She’s got Mass appeal

That would be Wendy Mass! Wendy is an amazing author who has a keen knack for writing for tweens. Her sixth sense in what appeals to them and what their experiences are is nothing short of uncanny. I have had the pleasure of knowing and working with Wendy since the first Princeton Children’s Book Festival back in 2004. She has been a pleasure to know and to work with through these years. This will be Wendy’s fourth visit to the festival, but this time I thought she deserves a little more recognition.

I was contemplating what I would write for my blog installment, when it hit me—ask Wendy a few choice questions. So, without any further ado here is my interview with the “Goddess of Tween  Novels” … Wendy Mass.

Me:  Describe yourself as a middle school girl. Were there any similarities between you and characters in your books?

Wendy:  Well, in my middle school yearbook I was voted “Most Likely to Solve the Rubik’s Cube” so that gives you a little insight into my coolness factor! Other than my obsession with small plastic multicolored games, I think my experience was pretty normal — just trying to keep it all together while you change every day.  I’ll take details from my experiences and fictionalize them, but they are usually little things. That’s why I encourage any young person who likes to write to keep a Writer’s Notebook and jot down what goes on around you — the girl who shows up to math class orange from a botched self-tanning incident. Or the girl who sits behind you in social studies reading the romance novel inside her text book. Or the boy who slips out the window in history class and returns with a pizza. Who needs to make stuff up when you have middle school?

Me: Was there a particular book your read that influenced you to become an author?

Wendy: In seventh grade I read a book by Edith Konecky called “Allegra Maud Goldman.” It was about a girl who wanted to be a writer and it really opened my eyes to that possibility. It was also really funny and quirky. Other than that, I just loved to read so much that I wanted to be a part of the world of books. I worked at my public library at 14, and my local bookstore at 17, then went into the publishing field after college. I was pretty single-minded in my goals to write for kids and teens (a huge roll of rejection letters attests to that!), and am very honored to be allowed to do it today.

Me:  Of all your books which was the most difficult to write? Which was the easiest or most fun?

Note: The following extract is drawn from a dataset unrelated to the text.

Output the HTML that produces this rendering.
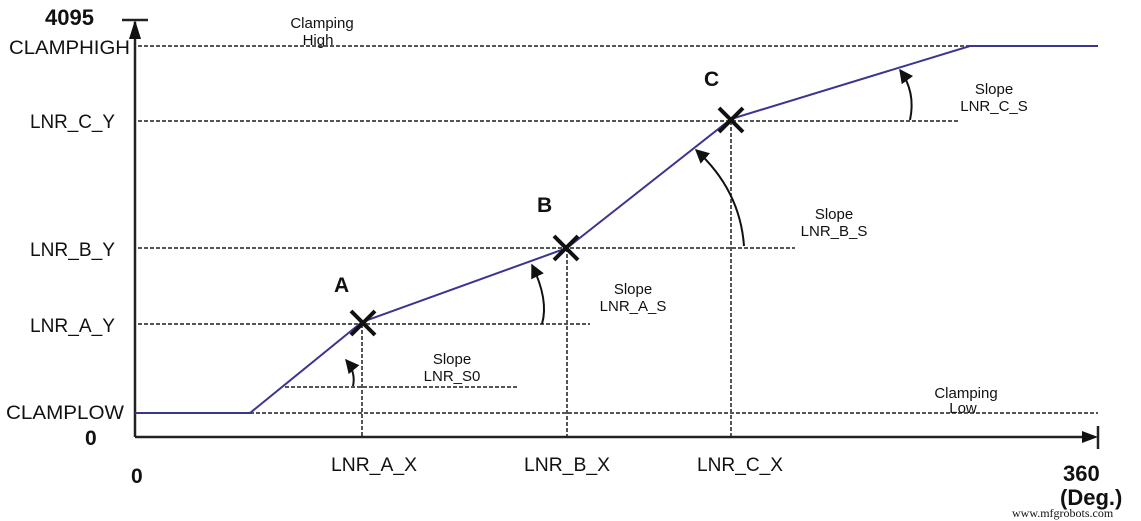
<!DOCTYPE html>
<html><head><meta charset="utf-8"><style>html,body{margin:0;padding:0;background:#fff;}svg{display:block}</style></head>
<body>
<svg width="1141" height="521" viewBox="0 0 1141 521" xmlns="http://www.w3.org/2000/svg" font-family="Liberation Sans, sans-serif">
<defs>
<marker id="ah" viewBox="0 0 10 10" refX="9" refY="5" markerWidth="7" markerHeight="7" orient="auto-start-reverse"><path d="M0,0 L10,5 L0,10 z" fill="#111"/></marker>
</defs>
<g stroke="#555" stroke-width="2" stroke-dasharray="4,2" fill="none">
<line x1="138" y1="46" x2="1098" y2="46"/>
<line x1="138" y1="121" x2="958" y2="121"/>
<line x1="138" y1="248" x2="795" y2="248"/>
<line x1="138" y1="324" x2="590" y2="324"/>
<line x1="250" y1="413" x2="1098" y2="413"/>
<line x1="285" y1="387" x2="517" y2="387"/>
<line x1="362" y1="324" x2="362" y2="437"/>
<line x1="567" y1="248" x2="567" y2="437"/>
<line x1="731" y1="121" x2="731" y2="437"/>
</g>
<g stroke="#222" stroke-width="2.5" fill="none">
<line x1="135" y1="437" x2="135" y2="22"/>
<line x1="122" y1="20" x2="148" y2="20"/>
<line x1="135" y1="437" x2="1094" y2="437"/>
<line x1="1098" y1="426" x2="1098" y2="449"/>
</g>
<path d="M135,14 L129,33 L141,33 z" fill="#111" transform="translate(0,6)"/>
<path d="M1098,437 L1082,431 L1082,443 z" fill="#111"/>
<polyline points="135,413 250,413 362,322 567,248 731,119 970,46 1098,46" fill="none" stroke="#3b3590" stroke-width="2"/>
<g stroke="#111" stroke-width="4">
<line x1="351" y1="311" x2="375" y2="335"/><line x1="375" y1="311" x2="351" y2="335"/>
<line x1="554" y1="236" x2="578" y2="260"/><line x1="578" y1="236" x2="554" y2="260"/>
<line x1="719" y1="108" x2="743" y2="132"/><line x1="743" y1="108" x2="719" y2="132"/>
</g>
<g stroke="#111" stroke-width="2" fill="none" marker-end="url(#ah)">
<path d="M353,386 Q356,372 346,360"/>
<path d="M542,324 Q549,300 532,265"/>
<path d="M744,246 Q740,190 696,150"/>
<path d="M910,120 Q916,92 900,70"/>
</g>
<g fill="#111" font-weight="bold" font-size="21">
<text x="334" y="292">A</text>
<text x="537" y="212">B</text>
<text x="704" y="86">C</text>
<text x="45" y="25" font-size="22">4095</text>
<text x="85" y="445">0</text>
<text x="131" y="483">0</text>
<text x="1063" y="481" font-size="22">360</text>
<text x="1060" y="505" font-size="22">(Deg.)</text>
</g>
<g fill="#111" font-size="19">
<text x="9" y="54" textLength="121" lengthAdjust="spacingAndGlyphs">CLAMPHIGH</text>
<text x="30" y="128" textLength="85" lengthAdjust="spacingAndGlyphs">LNR_C_Y</text>
<text x="30" y="256" textLength="85" lengthAdjust="spacingAndGlyphs">LNR_B_Y</text>
<text x="30" y="332" textLength="85" lengthAdjust="spacingAndGlyphs">LNR_A_Y</text>
<text x="6" y="419" textLength="118" lengthAdjust="spacingAndGlyphs">CLAMPLOW</text>
<text x="331" y="471" textLength="86" lengthAdjust="spacingAndGlyphs">LNR_A_X</text>
<text x="524" y="471" textLength="86" lengthAdjust="spacingAndGlyphs">LNR_B_X</text>
<text x="697" y="471" textLength="86" lengthAdjust="spacingAndGlyphs">LNR_C_X</text>
</g>
<g fill="#111" font-size="15" text-anchor="middle">
<text x="322" y="28">Clamping</text><text x="318" y="45">High</text>
<text x="452" y="364">Slope</text><text x="452" y="381">LNR_S0</text>
<text x="633" y="294">Slope</text><text x="633" y="311">LNR_A_S</text>
<text x="834" y="219">Slope</text><text x="834" y="236">LNR_B_S</text>
<text x="994" y="94">Slope</text><text x="994" y="111">LNR_C_S</text>
<text x="966" y="398">Clamping</text><text x="963" y="413">Low</text>
</g>
<text x="1012" y="517" font-family="Liberation Serif, serif" font-size="12" fill="#111">www.mfgrobots.com</text>
</svg>
</body></html>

Easiest first–a tie between “Leap Day” (a book for teens that all took place on one day) and “11 Birthdays” (a book for 4th grade and up about a girl whose 11th birthday keeps repeating). Those two, “Leap Day” especially, just flew out of me and were a joy to write. I also had a lot of fun with “Rapunzel, The One With All The Hair.” Then “A Mango-Shaped Space” and “Every Soul A Star” were probably the hardest. I had to balance teaching the reader about the topic (synesthesia and astronomy respectively) while also trying to tell an engaging story. It was a hard balance.

Me:  Give us a teaser please. What is new and exciting that your fans can look forward to?

Wendy: “Beauty and the Beast,” the third book in the “Twice Upon a Time” fairy tale series, just came out. Then next spring will bring “Pi in the Sky” about a boy who finds himself with the surprising task of rebuilding the solar system after it has mysteriously disappeared. It’s science fiction, but wacky.

Me: When you aren’t busy being the fabulous author Wendy Mass, tell us about just being the fabulous Wendy.

Wendy: I have 6-year-old twins who are starting first grade this year, so I try to be fabulous Mommy! They come with me sometimes to book events. In kindergarten when asked what their parents do for a living, my son replied, “My daddy is a teacher, my mommy signs books.” I had to laugh at that! If only i could skip the writing and go straight to the signing! :o)

So there you have it, folks. Wendy will be with us on Saturday, Sept. 8, at the Princeton Children’s Book Festival. She will be seated in the red tent/table area at table 6. Be sure to stop by and say hello!